Парщиков и строит свой мир, повинуясь лишь "фигурам интуиции" (так, кстати, назывался и его первый сборник). Собирая все во всем, совмещая разноплановые ассоциации и измерения бытия, он на самом деле реализует свободу "родного хаоса". То, что у Еременко лишь мерцает как спасительная утопия, у Парщикова заполняет все пространство его лирики. Хаотичность ассоциаций становится приметой, во-первых, полновластия авторских интуиции, т. е. свободы, во-вторых, полноты охвата пестрого, сплетенного из трудносовместимых смыслов, мироздания:
А что такое море? - это свалка велосипедных рулей,
а земля из-под ног укатила,
море - свалка всех словарей, только твердь язык проглотила.
А что такое песок? - это одежда без пуговиц, это края
вероятности быть избранным из миллиардов, сходных,
как части пустыни.
Вот детям песок, пусть воздвигнут свои города-твердыни.
Как следует из этого фрагмента поэмы "Новогодние строчки", такая картина мира воплощает утрату онтологической тверди, сознание слабости языка - как логоса, как носителя разумной гармонии ("твердь язык проглотила"), случайность и принципиальную неустойчивость всех поисков прочности в хаосе ("города-твердыни" - детские замки из песка).
Однако центральная проблема Парщикова состоит в том, что в его картине мира нет места для конфликта, в ней отсутствуют противоречия, - они сглажены свободой (или произволом) "родного хаоса". Такой картине мира некуда развиваться. Вот почему более позднее творчество Парщикова несет на себе явственные черты упадка: усложнение стиха не приводит к обогащению смысла, отсюда возникают самоповторы и рождается ощущение монотонности, несмотря на пышные метафоры и впечатляющую эрудицию автора.
2. Постмодернистская проза
2. 1. Татьяна Толстая
Дебют Татьяны Толстой (р. 1951) в 1983 году сразу же обратил на себя внимание критики. Ее первый сборник рассказов, опубликованный в 1987 году, вызвал шквал рецензий в России и за рубежом. Она фактически единодушно была признана одним из самых ярких авторов нового литературного поколения. На сегодняшний день объем написанного о Толстой (десятки статей, монография X. Гощило*264) в несколько раз превышает объем ее прозы. Интересно, что Толстая поразила читателей не содержанием своих рассказов, а изысканной сложностью и красотой их поэтики.

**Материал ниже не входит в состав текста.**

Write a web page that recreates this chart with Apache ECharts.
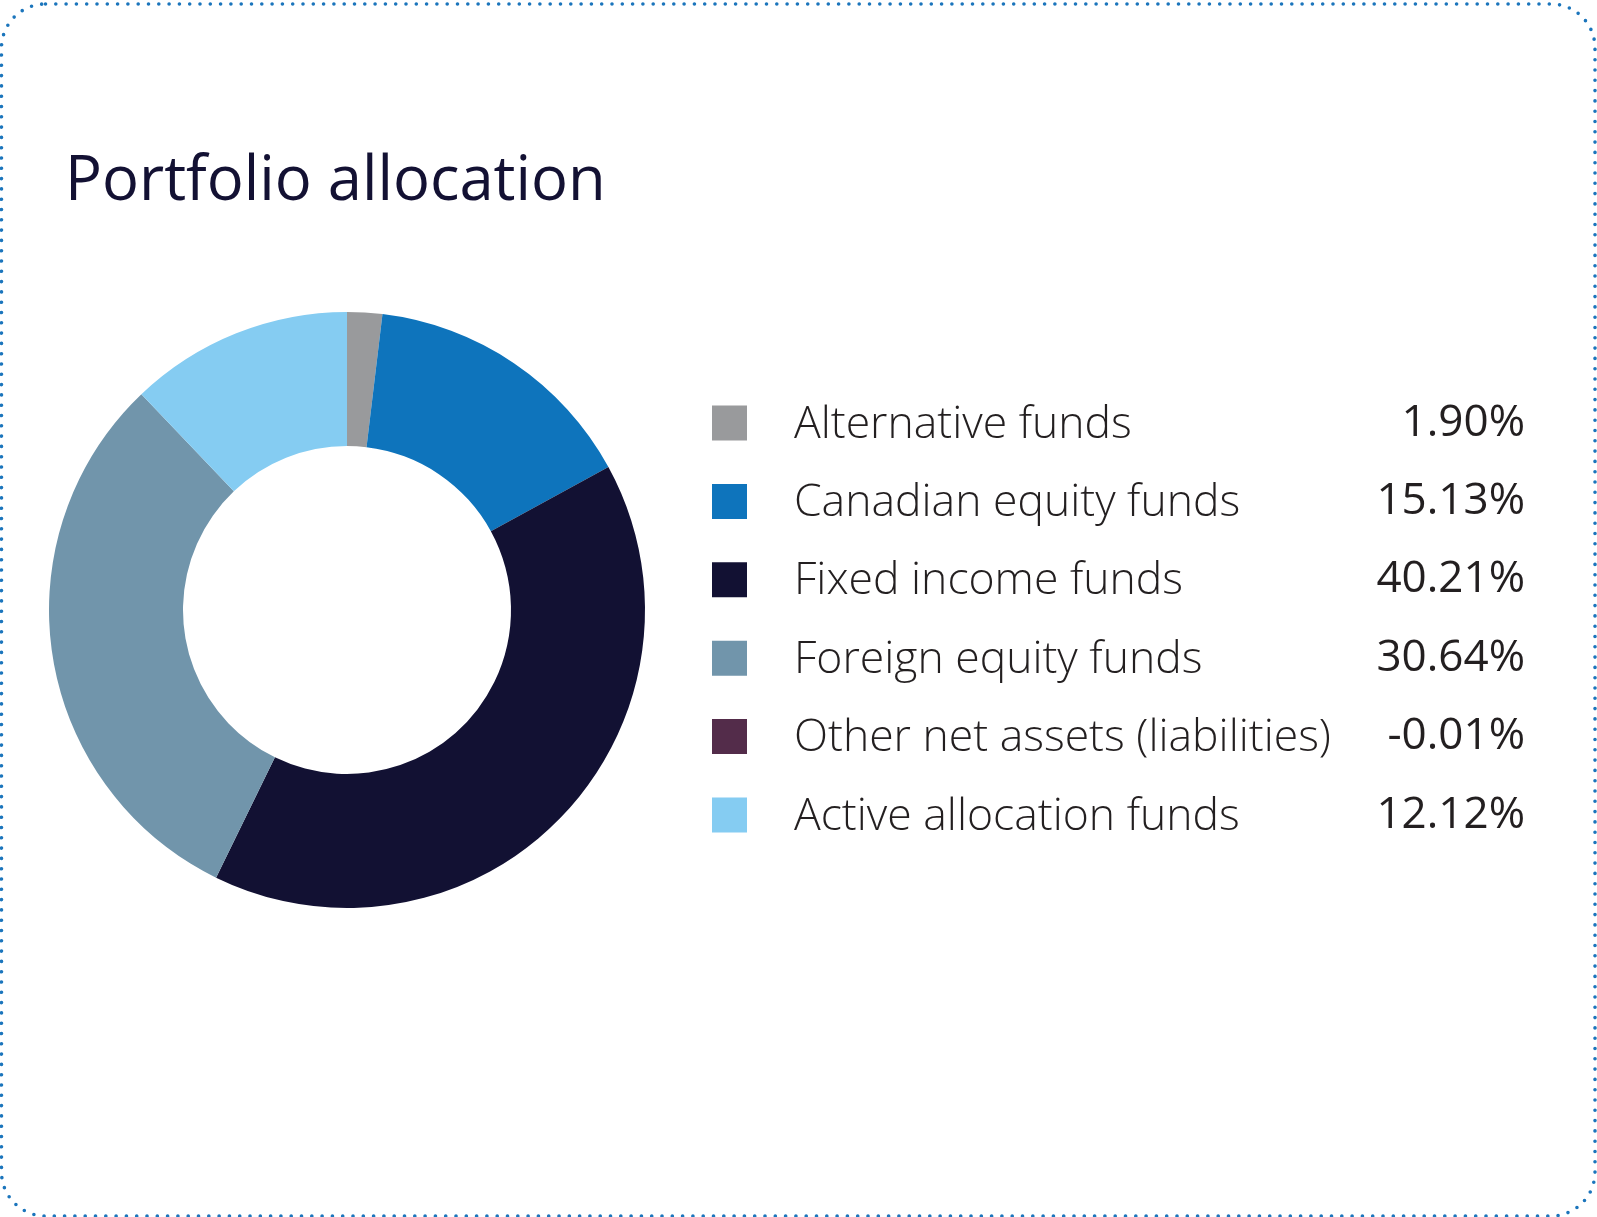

Обращает на себя внимание демонстративная сказочность ее поэтики. Эта черта особенно заметна в рассказах о детстве, таких, как "Любишь - не любишь", "На золотом крыльце сидели", "Свидание с птицей". Для детей в ее рассказах лицо сказки и есть лицо жизни, никакого зазора между фантазией и реальностью не возникает. У Толстой сказочность прежде всего непрерывно эстетизирует детские впечатления, подчиняя все, даже страшное и непонятное, эстетической доминанте. Важно отметить, что именно сказочность придает стилю Толстой особого рода праздничность, выражающуюся прежде всего в неожиданных сравнениях и метафорах. Метафоры Толстой театрализованно одушевляют все вокруг. В одном только "Петерсе": "жизнь вставала на цыпочки, удивленно заглядывала в окно: почему Петере спит, почему не выходит играть с ней в ее жестокие игры"*265; галоши - "мякотью цветущей фуксии было выстлано их нутро", бесполезные объявления - "провисели все лето, шевеля ложноножками", шпиль Петропавловки - "мутно поднимал восклицательный палец", лето - "вольно шаталось по садам, садилось на скамейки, болтало ногами" А ведь еще есть "мертвая желтая вермишель, старческое коричневое мыло" и, конечно же,
"холодный куриный юноша, не познавший ни любви, ни воли, - ни зеленой муравы, ни веселого круглого глаза подруги" которому Петере под присмотром своей жены "должен был сам ножом и топором вспороть грудь. . . и вырвать ускользающее бурое сердце, алые розы легких и голубой дыхательный стебель, чтобы стерлась в веках память о том, кто родился и надеялся, шевелил молодыми крыльями и мечтал о зеленом королевском хвосте, о жемчужном зерне, о разливе золотой зари над просыпающимся миром".
Не только в "Петерсе", но и во всей прозе Толстой абстрактные понятия, примелькавшиеся вещи, детали небогатого городского пейзажа, так вольно одухотворенные автором, непременно попадают в унисон с внутренним состоянием персонажа. Эти ожившие картины, напоминающие барочные аллегории, говорят о герое даже больше, чем всезнающий автор, они становятся инобытием человеческой души, они как бы кричат: мы - это тоже ты!